(Excerpt from a dataset)
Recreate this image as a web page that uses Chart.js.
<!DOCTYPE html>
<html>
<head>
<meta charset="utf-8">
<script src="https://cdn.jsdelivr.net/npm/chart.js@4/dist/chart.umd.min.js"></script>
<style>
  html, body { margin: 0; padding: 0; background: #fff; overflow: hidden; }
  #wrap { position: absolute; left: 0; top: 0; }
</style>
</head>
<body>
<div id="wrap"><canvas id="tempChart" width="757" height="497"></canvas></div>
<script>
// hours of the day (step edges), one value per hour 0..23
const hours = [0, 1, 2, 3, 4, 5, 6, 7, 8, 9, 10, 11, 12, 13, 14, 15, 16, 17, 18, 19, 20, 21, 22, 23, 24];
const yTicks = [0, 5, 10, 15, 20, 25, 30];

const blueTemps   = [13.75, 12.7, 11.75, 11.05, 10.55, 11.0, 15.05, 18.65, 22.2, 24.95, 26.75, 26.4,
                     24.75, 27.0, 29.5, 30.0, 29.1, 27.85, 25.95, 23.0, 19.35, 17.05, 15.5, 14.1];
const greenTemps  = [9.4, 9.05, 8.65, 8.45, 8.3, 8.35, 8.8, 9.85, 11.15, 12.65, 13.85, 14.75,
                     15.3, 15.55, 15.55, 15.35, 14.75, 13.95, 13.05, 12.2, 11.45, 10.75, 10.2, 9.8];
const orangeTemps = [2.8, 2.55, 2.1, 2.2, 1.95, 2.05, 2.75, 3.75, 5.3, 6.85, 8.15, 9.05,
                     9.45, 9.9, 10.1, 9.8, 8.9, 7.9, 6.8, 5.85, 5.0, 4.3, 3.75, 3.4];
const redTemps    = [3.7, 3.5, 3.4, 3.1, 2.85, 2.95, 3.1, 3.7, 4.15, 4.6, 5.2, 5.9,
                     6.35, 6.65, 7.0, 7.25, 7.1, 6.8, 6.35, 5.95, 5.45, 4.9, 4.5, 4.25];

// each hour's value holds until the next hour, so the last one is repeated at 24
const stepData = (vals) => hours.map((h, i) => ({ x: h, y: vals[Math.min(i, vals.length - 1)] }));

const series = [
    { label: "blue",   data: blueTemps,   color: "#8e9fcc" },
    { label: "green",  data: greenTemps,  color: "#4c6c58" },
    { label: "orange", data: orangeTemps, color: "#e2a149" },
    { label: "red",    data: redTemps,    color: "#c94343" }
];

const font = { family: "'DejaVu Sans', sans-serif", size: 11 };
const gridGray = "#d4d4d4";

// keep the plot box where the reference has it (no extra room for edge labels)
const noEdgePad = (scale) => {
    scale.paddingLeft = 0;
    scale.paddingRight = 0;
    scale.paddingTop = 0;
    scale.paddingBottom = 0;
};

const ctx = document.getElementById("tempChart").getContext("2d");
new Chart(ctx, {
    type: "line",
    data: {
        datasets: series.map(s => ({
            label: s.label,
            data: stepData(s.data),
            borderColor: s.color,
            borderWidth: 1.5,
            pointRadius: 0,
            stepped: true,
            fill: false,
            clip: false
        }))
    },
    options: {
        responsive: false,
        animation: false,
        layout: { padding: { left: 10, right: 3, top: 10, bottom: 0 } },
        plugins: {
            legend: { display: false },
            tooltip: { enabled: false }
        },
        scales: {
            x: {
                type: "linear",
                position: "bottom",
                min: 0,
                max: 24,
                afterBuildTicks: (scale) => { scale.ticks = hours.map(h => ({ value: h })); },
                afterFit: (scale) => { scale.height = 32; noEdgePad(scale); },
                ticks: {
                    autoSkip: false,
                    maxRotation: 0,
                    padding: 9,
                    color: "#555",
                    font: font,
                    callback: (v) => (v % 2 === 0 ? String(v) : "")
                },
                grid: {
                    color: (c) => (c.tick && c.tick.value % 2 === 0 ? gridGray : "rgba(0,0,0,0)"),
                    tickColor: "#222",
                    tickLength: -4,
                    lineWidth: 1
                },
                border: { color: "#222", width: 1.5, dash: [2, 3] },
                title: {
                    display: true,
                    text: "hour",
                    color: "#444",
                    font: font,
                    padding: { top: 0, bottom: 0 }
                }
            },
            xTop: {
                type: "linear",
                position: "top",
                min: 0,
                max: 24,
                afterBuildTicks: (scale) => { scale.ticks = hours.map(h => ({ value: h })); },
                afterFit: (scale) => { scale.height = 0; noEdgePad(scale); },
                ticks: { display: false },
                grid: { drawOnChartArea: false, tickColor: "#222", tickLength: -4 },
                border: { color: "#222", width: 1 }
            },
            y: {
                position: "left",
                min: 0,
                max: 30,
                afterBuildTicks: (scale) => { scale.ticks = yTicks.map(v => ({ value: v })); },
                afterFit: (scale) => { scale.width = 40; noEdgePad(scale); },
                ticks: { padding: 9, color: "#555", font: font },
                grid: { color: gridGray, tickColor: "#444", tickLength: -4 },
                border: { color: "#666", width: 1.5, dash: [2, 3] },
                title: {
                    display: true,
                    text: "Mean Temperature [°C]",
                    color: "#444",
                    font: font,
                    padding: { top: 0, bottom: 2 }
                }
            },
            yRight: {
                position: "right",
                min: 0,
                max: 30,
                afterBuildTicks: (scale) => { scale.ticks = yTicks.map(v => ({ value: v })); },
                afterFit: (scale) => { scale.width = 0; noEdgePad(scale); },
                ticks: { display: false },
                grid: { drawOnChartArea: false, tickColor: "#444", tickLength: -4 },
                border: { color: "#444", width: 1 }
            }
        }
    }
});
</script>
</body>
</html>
...
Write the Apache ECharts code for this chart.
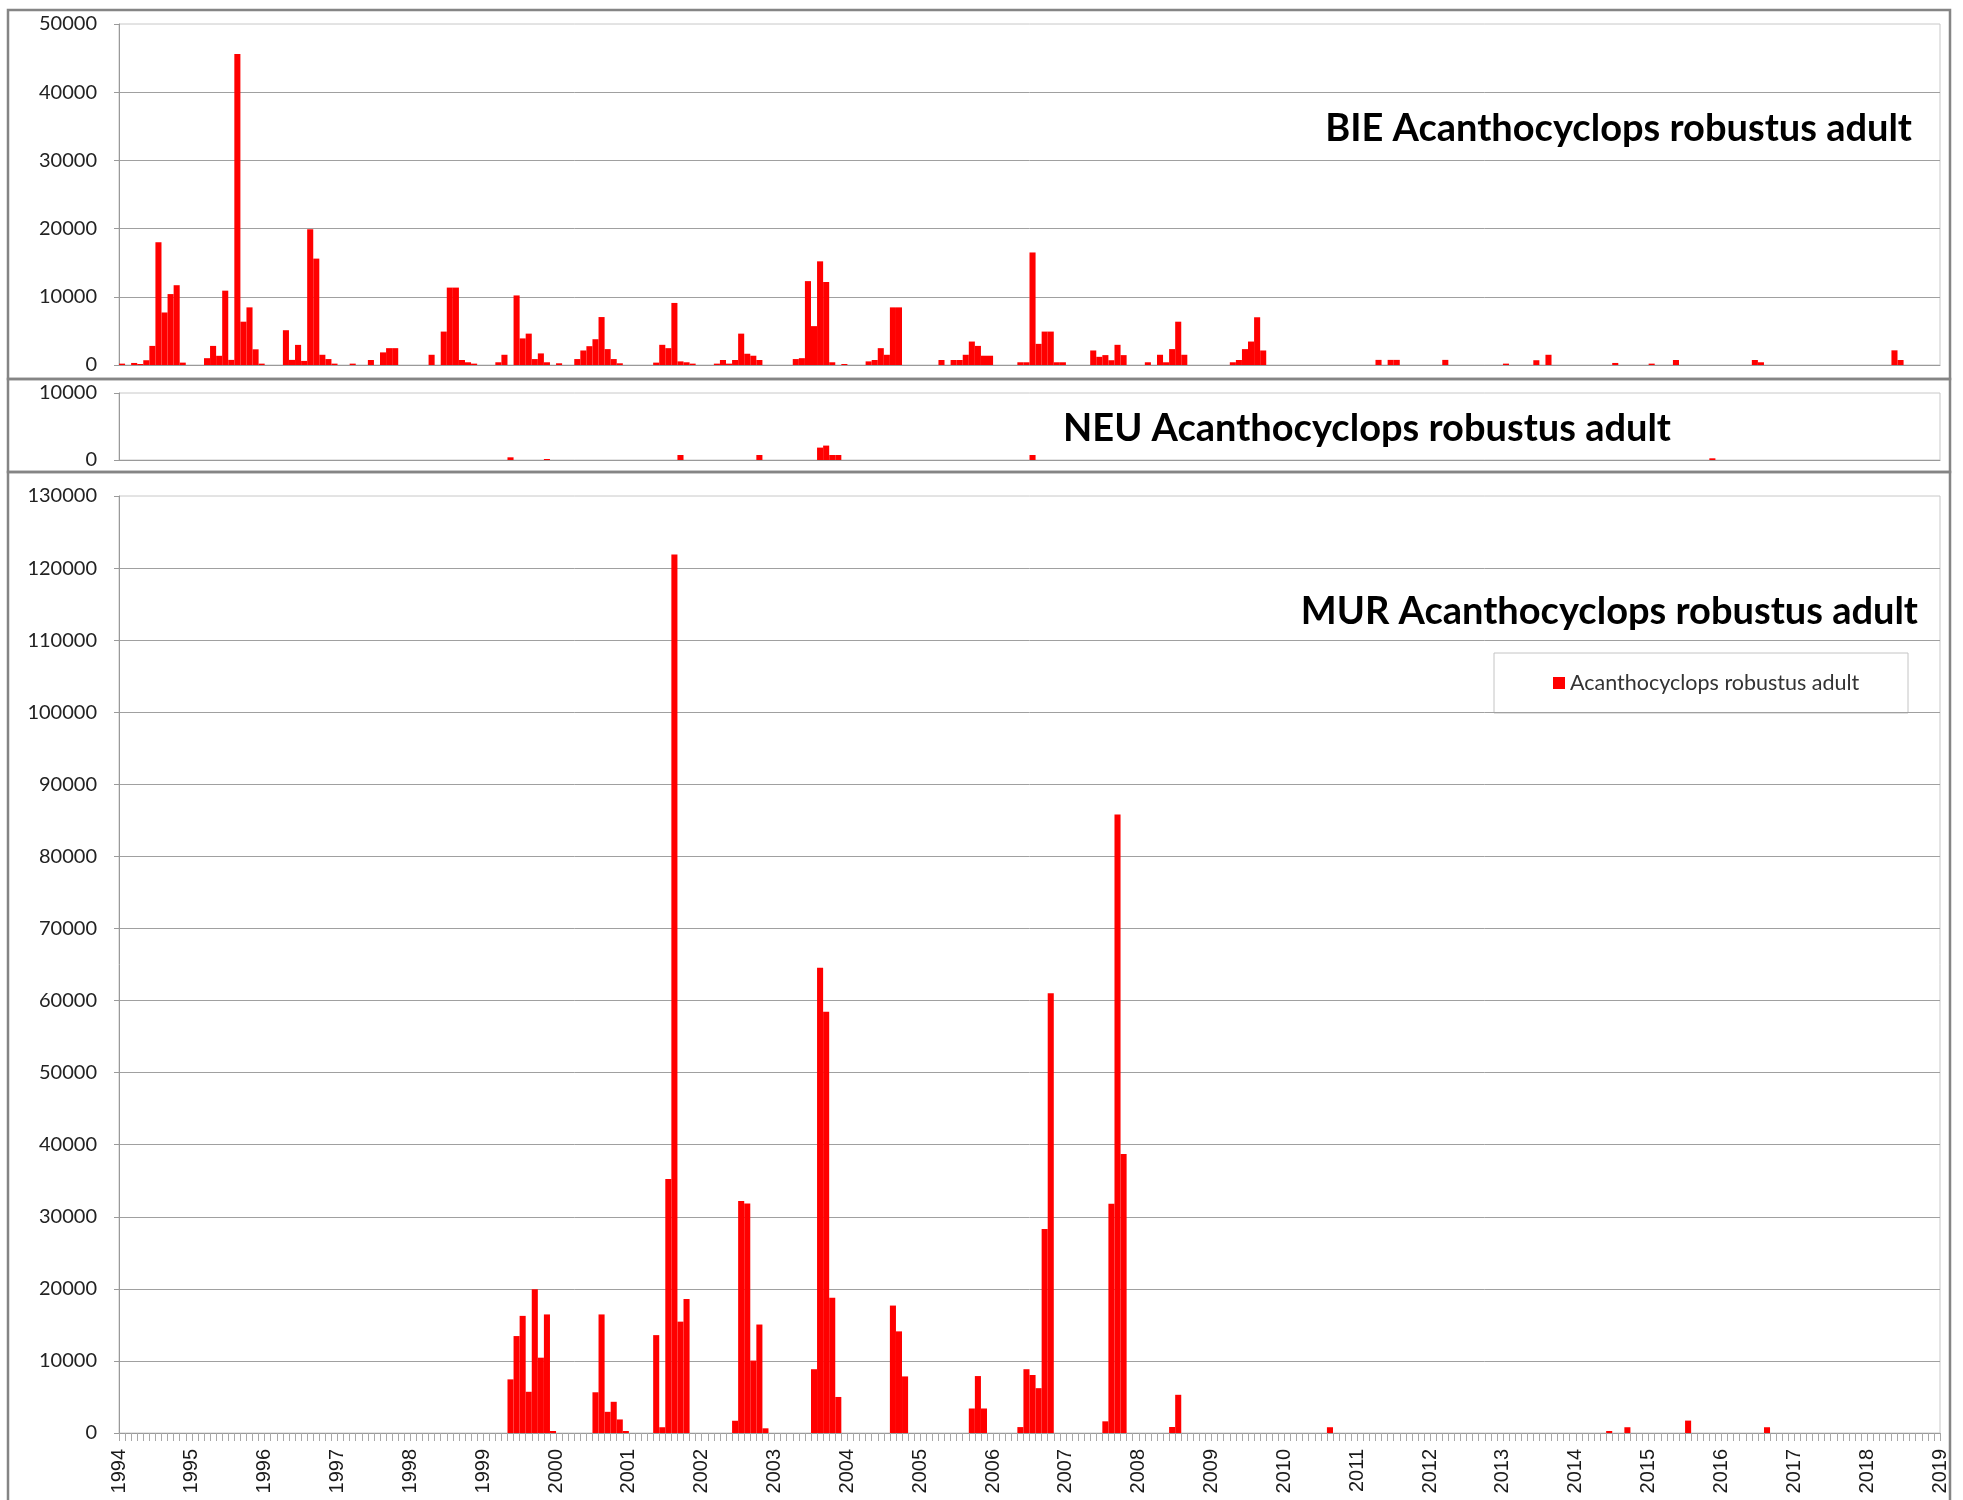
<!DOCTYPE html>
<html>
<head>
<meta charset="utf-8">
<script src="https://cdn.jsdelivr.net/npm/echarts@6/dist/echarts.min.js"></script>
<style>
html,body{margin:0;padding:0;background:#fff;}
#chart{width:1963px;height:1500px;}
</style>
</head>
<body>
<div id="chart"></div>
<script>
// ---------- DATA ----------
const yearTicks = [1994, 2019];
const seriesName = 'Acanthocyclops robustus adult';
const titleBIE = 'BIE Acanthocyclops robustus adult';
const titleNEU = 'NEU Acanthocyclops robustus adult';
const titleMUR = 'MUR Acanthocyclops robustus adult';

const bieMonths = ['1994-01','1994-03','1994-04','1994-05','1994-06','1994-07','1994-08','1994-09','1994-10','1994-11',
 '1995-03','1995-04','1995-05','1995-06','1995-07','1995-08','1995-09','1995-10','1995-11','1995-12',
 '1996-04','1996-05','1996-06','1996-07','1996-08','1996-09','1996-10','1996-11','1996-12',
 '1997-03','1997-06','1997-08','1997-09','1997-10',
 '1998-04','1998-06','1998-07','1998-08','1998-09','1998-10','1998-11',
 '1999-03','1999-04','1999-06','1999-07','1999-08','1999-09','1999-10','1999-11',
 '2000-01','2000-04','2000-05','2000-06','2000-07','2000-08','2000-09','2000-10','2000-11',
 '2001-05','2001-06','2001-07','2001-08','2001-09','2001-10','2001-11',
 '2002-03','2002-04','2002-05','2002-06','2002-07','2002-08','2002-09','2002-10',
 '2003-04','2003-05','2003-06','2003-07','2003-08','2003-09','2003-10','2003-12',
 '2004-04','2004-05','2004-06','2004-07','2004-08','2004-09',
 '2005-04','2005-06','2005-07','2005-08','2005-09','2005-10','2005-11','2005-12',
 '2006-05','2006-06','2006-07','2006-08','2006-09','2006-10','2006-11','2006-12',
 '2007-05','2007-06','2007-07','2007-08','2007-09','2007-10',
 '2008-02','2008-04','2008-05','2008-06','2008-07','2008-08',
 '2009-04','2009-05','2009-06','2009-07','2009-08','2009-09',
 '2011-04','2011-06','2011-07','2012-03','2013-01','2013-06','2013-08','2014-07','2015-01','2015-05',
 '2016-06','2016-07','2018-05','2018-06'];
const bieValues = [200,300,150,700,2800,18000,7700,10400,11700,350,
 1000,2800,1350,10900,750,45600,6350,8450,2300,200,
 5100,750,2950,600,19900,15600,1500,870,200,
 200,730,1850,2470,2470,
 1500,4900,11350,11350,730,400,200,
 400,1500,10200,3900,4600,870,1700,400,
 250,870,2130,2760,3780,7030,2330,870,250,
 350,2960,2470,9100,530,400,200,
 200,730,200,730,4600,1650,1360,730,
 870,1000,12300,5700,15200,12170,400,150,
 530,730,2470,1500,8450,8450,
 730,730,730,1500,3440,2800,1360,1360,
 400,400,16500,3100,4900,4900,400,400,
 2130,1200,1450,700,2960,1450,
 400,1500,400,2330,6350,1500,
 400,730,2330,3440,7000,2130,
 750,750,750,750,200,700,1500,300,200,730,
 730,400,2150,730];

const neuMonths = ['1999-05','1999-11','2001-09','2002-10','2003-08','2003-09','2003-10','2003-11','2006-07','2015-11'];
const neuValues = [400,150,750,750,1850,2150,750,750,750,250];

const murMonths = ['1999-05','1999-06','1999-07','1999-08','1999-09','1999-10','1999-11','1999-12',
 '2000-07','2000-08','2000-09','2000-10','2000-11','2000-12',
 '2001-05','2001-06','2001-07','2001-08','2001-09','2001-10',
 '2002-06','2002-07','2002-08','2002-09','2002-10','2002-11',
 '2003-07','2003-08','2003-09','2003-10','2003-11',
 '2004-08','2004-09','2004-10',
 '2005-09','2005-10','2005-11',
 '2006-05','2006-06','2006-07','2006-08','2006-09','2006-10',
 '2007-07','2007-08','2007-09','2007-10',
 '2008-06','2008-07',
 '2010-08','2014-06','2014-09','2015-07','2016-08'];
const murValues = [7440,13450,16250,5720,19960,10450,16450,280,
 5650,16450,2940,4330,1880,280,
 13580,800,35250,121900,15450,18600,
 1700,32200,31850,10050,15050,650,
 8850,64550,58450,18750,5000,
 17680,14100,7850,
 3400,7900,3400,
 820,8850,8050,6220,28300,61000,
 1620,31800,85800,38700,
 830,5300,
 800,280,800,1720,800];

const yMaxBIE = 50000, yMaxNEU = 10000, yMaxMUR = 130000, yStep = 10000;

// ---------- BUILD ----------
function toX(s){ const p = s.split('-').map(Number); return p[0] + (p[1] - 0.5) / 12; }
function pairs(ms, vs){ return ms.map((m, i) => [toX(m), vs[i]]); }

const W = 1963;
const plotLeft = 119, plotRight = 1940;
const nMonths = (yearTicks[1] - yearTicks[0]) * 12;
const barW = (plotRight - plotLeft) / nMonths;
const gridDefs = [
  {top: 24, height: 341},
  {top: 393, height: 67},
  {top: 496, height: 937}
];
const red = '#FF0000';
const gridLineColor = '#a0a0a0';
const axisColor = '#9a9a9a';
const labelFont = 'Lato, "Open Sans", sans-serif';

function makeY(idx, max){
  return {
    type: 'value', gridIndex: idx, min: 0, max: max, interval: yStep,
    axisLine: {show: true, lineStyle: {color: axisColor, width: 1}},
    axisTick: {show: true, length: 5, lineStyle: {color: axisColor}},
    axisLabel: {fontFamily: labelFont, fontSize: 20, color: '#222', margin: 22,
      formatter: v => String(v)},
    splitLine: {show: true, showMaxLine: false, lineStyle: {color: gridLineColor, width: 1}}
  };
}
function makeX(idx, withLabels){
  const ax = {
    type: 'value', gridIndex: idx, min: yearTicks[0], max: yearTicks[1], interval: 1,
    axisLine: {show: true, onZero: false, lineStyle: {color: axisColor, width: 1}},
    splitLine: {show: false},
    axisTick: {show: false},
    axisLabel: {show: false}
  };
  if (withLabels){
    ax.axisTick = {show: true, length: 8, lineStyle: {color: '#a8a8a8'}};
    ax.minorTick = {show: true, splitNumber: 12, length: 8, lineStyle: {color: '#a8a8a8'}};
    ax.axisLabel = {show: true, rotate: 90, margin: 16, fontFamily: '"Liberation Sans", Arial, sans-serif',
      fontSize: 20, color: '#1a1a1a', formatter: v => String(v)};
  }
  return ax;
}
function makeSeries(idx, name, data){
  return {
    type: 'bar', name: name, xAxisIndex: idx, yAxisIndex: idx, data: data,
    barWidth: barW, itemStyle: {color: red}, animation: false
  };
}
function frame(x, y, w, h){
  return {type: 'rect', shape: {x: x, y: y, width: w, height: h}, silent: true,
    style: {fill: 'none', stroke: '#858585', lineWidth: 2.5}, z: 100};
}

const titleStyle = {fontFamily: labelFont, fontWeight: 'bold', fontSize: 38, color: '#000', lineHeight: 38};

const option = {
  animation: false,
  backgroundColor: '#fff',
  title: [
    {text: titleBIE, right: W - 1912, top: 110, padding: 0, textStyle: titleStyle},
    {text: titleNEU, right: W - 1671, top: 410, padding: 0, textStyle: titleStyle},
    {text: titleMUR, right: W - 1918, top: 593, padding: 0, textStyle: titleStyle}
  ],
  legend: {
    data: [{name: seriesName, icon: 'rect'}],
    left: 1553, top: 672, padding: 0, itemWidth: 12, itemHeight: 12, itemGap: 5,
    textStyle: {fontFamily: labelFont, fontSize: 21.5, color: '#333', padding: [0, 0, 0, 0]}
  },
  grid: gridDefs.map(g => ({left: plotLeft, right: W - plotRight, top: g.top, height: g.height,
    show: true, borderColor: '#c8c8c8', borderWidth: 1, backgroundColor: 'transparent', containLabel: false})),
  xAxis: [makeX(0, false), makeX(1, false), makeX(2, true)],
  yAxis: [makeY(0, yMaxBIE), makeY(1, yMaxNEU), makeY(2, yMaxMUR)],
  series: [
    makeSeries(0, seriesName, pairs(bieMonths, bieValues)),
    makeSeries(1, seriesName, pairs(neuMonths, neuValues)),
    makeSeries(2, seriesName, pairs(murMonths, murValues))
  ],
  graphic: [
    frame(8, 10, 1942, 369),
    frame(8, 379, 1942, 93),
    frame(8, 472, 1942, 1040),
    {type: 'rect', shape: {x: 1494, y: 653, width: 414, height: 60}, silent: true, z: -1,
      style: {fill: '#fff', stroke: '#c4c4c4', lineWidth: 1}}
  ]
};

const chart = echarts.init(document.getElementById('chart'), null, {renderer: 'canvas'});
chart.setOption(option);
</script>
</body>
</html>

» **EXERCISE**
Leaving out all pictures, set down exactly the lines of the material above, from the line with "Write the Apache ECharts code for this chart." to the line with "const titleMUR = 'MUR" inclusive, and no others.

» **ANSWER FOR THIS EXERCISE**
Write the Apache ECharts code for this chart.
<!DOCTYPE html>
<html>
<head>
<meta charset="utf-8">
<script src="https://cdn.jsdelivr.net/npm/echarts@6/dist/echarts.min.js"></script>
<style>
html,body{margin:0;padding:0;background:#fff;}
#chart{width:1963px;height:1500px;}
</style>
</head>
<body>
<div id="chart"></div>
<script>
// ---------- DATA ----------
const yearTicks = [1994, 2019];
const seriesName = 'Acanthocyclops robustus adult';
const titleBIE = 'BIE Acanthocyclops robustus adult';
const titleNEU = 'NEU Acanthocyclops robustus adult';
const titleMUR = 'MUR Acanthocyclops robustus adult';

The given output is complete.